Следующий важный этап новой ориентации датируется 1332 г. В этом году три лесных кантона заключили союз с Люцерном. Существовавшие там отношения были, как и во многих городских общностях к северу и югу от Альп, хронически чреваты конфликтами. Линии фронта пролегали внутри самого правящего патрициата, но, кроме того, горючий материал создавали притязания зажиточных семейств ремесленников и торговцев. Полемика дополнительно раздувалась спором о будущей ориентации города. Люцерн входил в сферу австрийского господства, но по меньшей мере часть именитых граждан имела более далеко идущие ожидания. Эти ожидания только в ограниченной мере исполнялись благодаря пакту с лесными кантонами — ведь он недвусмысленно сохранял права Габсбургов. Непригодный в качестве инструмента экспансии, пакт вместо этого гарантировал договаривающимся сторонам взаимную помощь в случае опасности (в чем приносилась торжественная присяга), запрещал заключать новые союзы без согласия других членов пакта и предписывал в спорных ситуациях третейское разбирательство. Таким образом, присоединение к Ури, Швицу и Унтервальдену должно было дать правящим кругам Люцерна опору, а городу в целом прикрытие от вновь дающих себя знать территориальных устремлений Габсбургов.

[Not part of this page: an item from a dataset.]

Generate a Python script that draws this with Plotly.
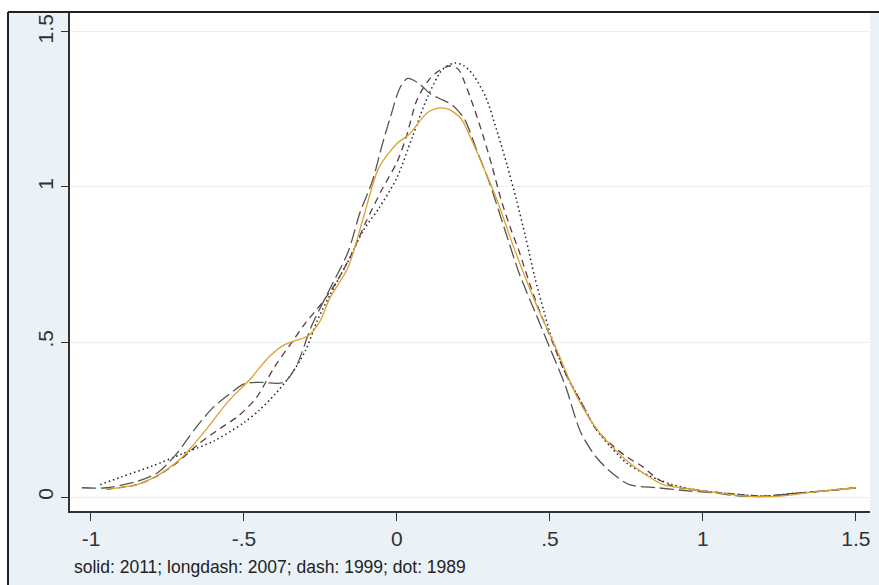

Но поначалу речь не могла идти о чем-либо большем. Люцерн полагал, что в результате союза 1332 г. он оказался на уязвимой позиции в сфере габсбургского господства. К такой позиции достаточно часто относились с недоверием. Хотя слабая на первых порах связь с объединениями жителей долин никоим образом не была «отпадением» от исконной власти. Соответственно, «партийная структура» внутри города и в дальнейшем оставалась расколотой.